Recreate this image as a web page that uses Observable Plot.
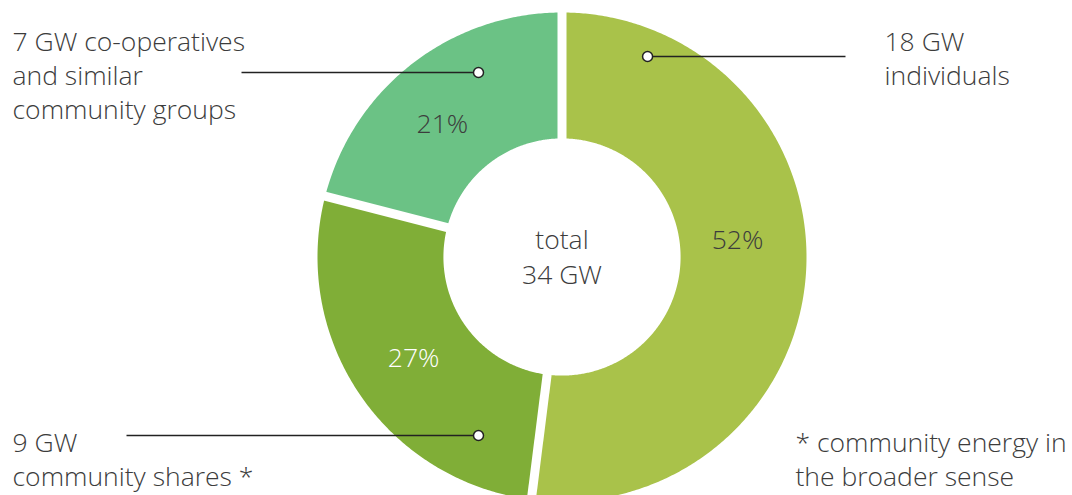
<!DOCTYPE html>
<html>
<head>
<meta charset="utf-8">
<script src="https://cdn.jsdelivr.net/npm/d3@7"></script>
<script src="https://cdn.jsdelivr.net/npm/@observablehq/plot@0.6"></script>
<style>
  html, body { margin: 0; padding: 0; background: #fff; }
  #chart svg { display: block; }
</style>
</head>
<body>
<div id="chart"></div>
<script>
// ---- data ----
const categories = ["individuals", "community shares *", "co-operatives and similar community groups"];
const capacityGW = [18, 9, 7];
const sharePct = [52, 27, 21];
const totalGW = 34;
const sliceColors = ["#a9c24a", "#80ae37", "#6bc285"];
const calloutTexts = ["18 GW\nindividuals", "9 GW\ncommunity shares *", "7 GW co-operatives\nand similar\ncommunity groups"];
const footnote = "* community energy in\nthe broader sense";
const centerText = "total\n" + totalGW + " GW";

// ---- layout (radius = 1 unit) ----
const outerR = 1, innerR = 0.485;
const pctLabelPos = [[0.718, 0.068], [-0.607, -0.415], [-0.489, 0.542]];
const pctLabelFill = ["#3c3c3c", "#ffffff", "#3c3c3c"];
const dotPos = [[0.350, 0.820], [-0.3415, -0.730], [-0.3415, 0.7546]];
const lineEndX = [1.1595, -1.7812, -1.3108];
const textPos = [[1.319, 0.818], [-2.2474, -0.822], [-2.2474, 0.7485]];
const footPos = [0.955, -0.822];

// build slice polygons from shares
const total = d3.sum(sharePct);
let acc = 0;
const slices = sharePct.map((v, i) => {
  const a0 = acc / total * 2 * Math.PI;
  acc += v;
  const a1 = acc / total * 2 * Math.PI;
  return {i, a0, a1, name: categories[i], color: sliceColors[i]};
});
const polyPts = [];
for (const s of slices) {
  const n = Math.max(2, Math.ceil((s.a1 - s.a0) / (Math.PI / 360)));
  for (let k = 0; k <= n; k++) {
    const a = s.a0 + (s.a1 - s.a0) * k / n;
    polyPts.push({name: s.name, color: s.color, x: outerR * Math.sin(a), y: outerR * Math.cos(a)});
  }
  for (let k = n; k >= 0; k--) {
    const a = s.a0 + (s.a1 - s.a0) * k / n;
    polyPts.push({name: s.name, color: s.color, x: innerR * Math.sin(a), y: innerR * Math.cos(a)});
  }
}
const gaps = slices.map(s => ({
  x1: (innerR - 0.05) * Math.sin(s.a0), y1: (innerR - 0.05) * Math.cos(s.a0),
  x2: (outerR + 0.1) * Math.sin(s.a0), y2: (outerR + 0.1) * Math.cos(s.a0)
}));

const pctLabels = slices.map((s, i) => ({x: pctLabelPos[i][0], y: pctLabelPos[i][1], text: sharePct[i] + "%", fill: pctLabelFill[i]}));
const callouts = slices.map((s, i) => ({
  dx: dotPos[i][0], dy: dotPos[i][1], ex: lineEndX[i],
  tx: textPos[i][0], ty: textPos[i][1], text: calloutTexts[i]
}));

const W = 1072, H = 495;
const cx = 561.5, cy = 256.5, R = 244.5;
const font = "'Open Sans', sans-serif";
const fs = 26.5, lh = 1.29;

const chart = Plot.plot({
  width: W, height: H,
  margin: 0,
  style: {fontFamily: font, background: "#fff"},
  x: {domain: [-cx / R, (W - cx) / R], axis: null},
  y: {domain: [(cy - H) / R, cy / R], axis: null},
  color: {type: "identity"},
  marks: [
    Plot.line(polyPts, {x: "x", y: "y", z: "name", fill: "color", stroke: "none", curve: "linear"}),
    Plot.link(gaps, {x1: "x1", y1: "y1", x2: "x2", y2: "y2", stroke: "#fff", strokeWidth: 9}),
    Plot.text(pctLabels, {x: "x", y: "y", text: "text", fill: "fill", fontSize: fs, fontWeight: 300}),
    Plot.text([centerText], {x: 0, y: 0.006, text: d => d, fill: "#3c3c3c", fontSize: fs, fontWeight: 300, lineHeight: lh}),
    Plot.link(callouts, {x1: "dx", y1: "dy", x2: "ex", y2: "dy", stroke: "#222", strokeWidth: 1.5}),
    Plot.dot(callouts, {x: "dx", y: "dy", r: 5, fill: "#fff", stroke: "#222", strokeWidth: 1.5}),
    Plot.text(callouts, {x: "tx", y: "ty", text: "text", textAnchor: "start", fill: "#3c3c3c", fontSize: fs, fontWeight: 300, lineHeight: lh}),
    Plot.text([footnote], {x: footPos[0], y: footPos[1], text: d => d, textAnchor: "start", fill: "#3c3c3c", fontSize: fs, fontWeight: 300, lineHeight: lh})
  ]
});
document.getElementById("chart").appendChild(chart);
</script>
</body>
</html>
+-------+
__Aim of the exercise__:
Retype the whole listing, keeping every line identical and omitting all pictures.

__Exercise solution__:
Recreate this image as a web page that uses Observable Plot.
<!DOCTYPE html>
<html>
<head>
<meta charset="utf-8">
<script src="https://cdn.jsdelivr.net/npm/d3@7"></script>
<script src="https://cdn.jsdelivr.net/npm/@observablehq/plot@0.6"></script>
<style>
  html, body { margin: 0; padding: 0; background: #fff; }
  #chart svg { display: block; }
</style>
</head>
<body>
<div id="chart"></div>
<script>
// ---- data ----
const categories = ["individuals", "community shares *", "co-operatives and similar community groups"];
const capacityGW = [18, 9, 7];
const sharePct = [52, 27, 21];
const totalGW = 34;
const sliceColors = ["#a9c24a", "#80ae37", "#6bc285"];
const calloutTexts = ["18 GW\nindividuals", "9 GW\ncommunity shares *", "7 GW co-operatives\nand similar\ncommunity groups"];
const footnote = "* community energy in\nthe broader sense";
const centerText = "total\n" + totalGW + " GW";

// ---- layout (radius = 1 unit) ----
const outerR = 1, innerR = 0.485;
const pctLabelPos = [[0.718, 0.068], [-0.607, -0.415], [-0.489, 0.542]];
const pctLabelFill = ["#3c3c3c", "#ffffff", "#3c3c3c"];
const dotPos = [[0.350, 0.820], [-0.3415, -0.730], [-0.3415, 0.7546]];
const lineEndX = [1.1595, -1.7812, -1.3108];
const textPos = [[1.319, 0.818], [-2.2474, -0.822], [-2.2474, 0.7485]];
const footPos = [0.955, -0.822];

// build slice polygons from shares
const total = d3.sum(sharePct);
let acc = 0;
const slices = sharePct.map((v, i) => {
  const a0 = acc / total * 2 * Math.PI;
  acc += v;
  const a1 = acc / total * 2 * Math.PI;
  return {i, a0, a1, name: categories[i], color: sliceColors[i]};
});
const polyPts = [];
for (const s of slices) {
  const n = Math.max(2, Math.ceil((s.a1 - s.a0) / (Math.PI / 360)));
  for (let k = 0; k <= n; k++) {
    const a = s.a0 + (s.a1 - s.a0) * k / n;
    polyPts.push({name: s.name, color: s.color, x: outerR * Math.sin(a), y: outerR * Math.cos(a)});
  }
  for (let k = n; k >= 0; k--) {
    const a = s.a0 + (s.a1 - s.a0) * k / n;
    polyPts.push({name: s.name, color: s.color, x: innerR * Math.sin(a), y: innerR * Math.cos(a)});
  }
}
const gaps = slices.map(s => ({
  x1: (innerR - 0.05) * Math.sin(s.a0), y1: (innerR - 0.05) * Math.cos(s.a0),
  x2: (outerR + 0.1) * Math.sin(s.a0), y2: (outerR + 0.1) * Math.cos(s.a0)
}));

const pctLabels = slices.map((s, i) => ({x: pctLabelPos[i][0], y: pctLabelPos[i][1], text: sharePct[i] + "%", fill: pctLabelFill[i]}));
const callouts = slices.map((s, i) => ({
  dx: dotPos[i][0], dy: dotPos[i][1], ex: lineEndX[i],
  tx: textPos[i][0], ty: textPos[i][1], text: calloutTexts[i]
}));

const W = 1072, H = 495;
const cx = 561.5, cy = 256.5, R = 244.5;
const font = "'Open Sans', sans-serif";
const fs = 26.5, lh = 1.29;

const chart = Plot.plot({
  width: W, height: H,
  margin: 0,
  style: {fontFamily: font, background: "#fff"},
  x: {domain: [-cx / R, (W - cx) / R], axis: null},
  y: {domain: [(cy - H) / R, cy / R], axis: null},
  color: {type: "identity"},
  marks: [
    Plot.line(polyPts, {x: "x", y: "y", z: "name", fill: "color", stroke: "none", curve: "linear"}),
    Plot.link(gaps, {x1: "x1", y1: "y1", x2: "x2", y2: "y2", stroke: "#fff", strokeWidth: 9}),
    Plot.text(pctLabels, {x: "x", y: "y", text: "text", fill: "fill", fontSize: fs, fontWeight: 300}),
    Plot.text([centerText], {x: 0, y: 0.006, text: d => d, fill: "#3c3c3c", fontSize: fs, fontWeight: 300, lineHeight: lh}),
    Plot.link(callouts, {x1: "dx", y1: "dy", x2: "ex", y2: "dy", stroke: "#222", strokeWidth: 1.5}),
    Plot.dot(callouts, {x: "dx", y: "dy", r: 5, fill: "#fff", stroke: "#222", strokeWidth: 1.5}),
    Plot.text(callouts, {x: "tx", y: "ty", text: "text", textAnchor: "start", fill: "#3c3c3c", fontSize: fs, fontWeight: 300, lineHeight: lh}),
    Plot.text([footnote], {x: footPos[0], y: footPos[1], text: d => d, textAnchor: "start", fill: "#3c3c3c", fontSize: fs, fontWeight: 300, lineHeight: lh})
  ]
});
document.getElementById("chart").appendChild(chart);
</script>
</body>
</html>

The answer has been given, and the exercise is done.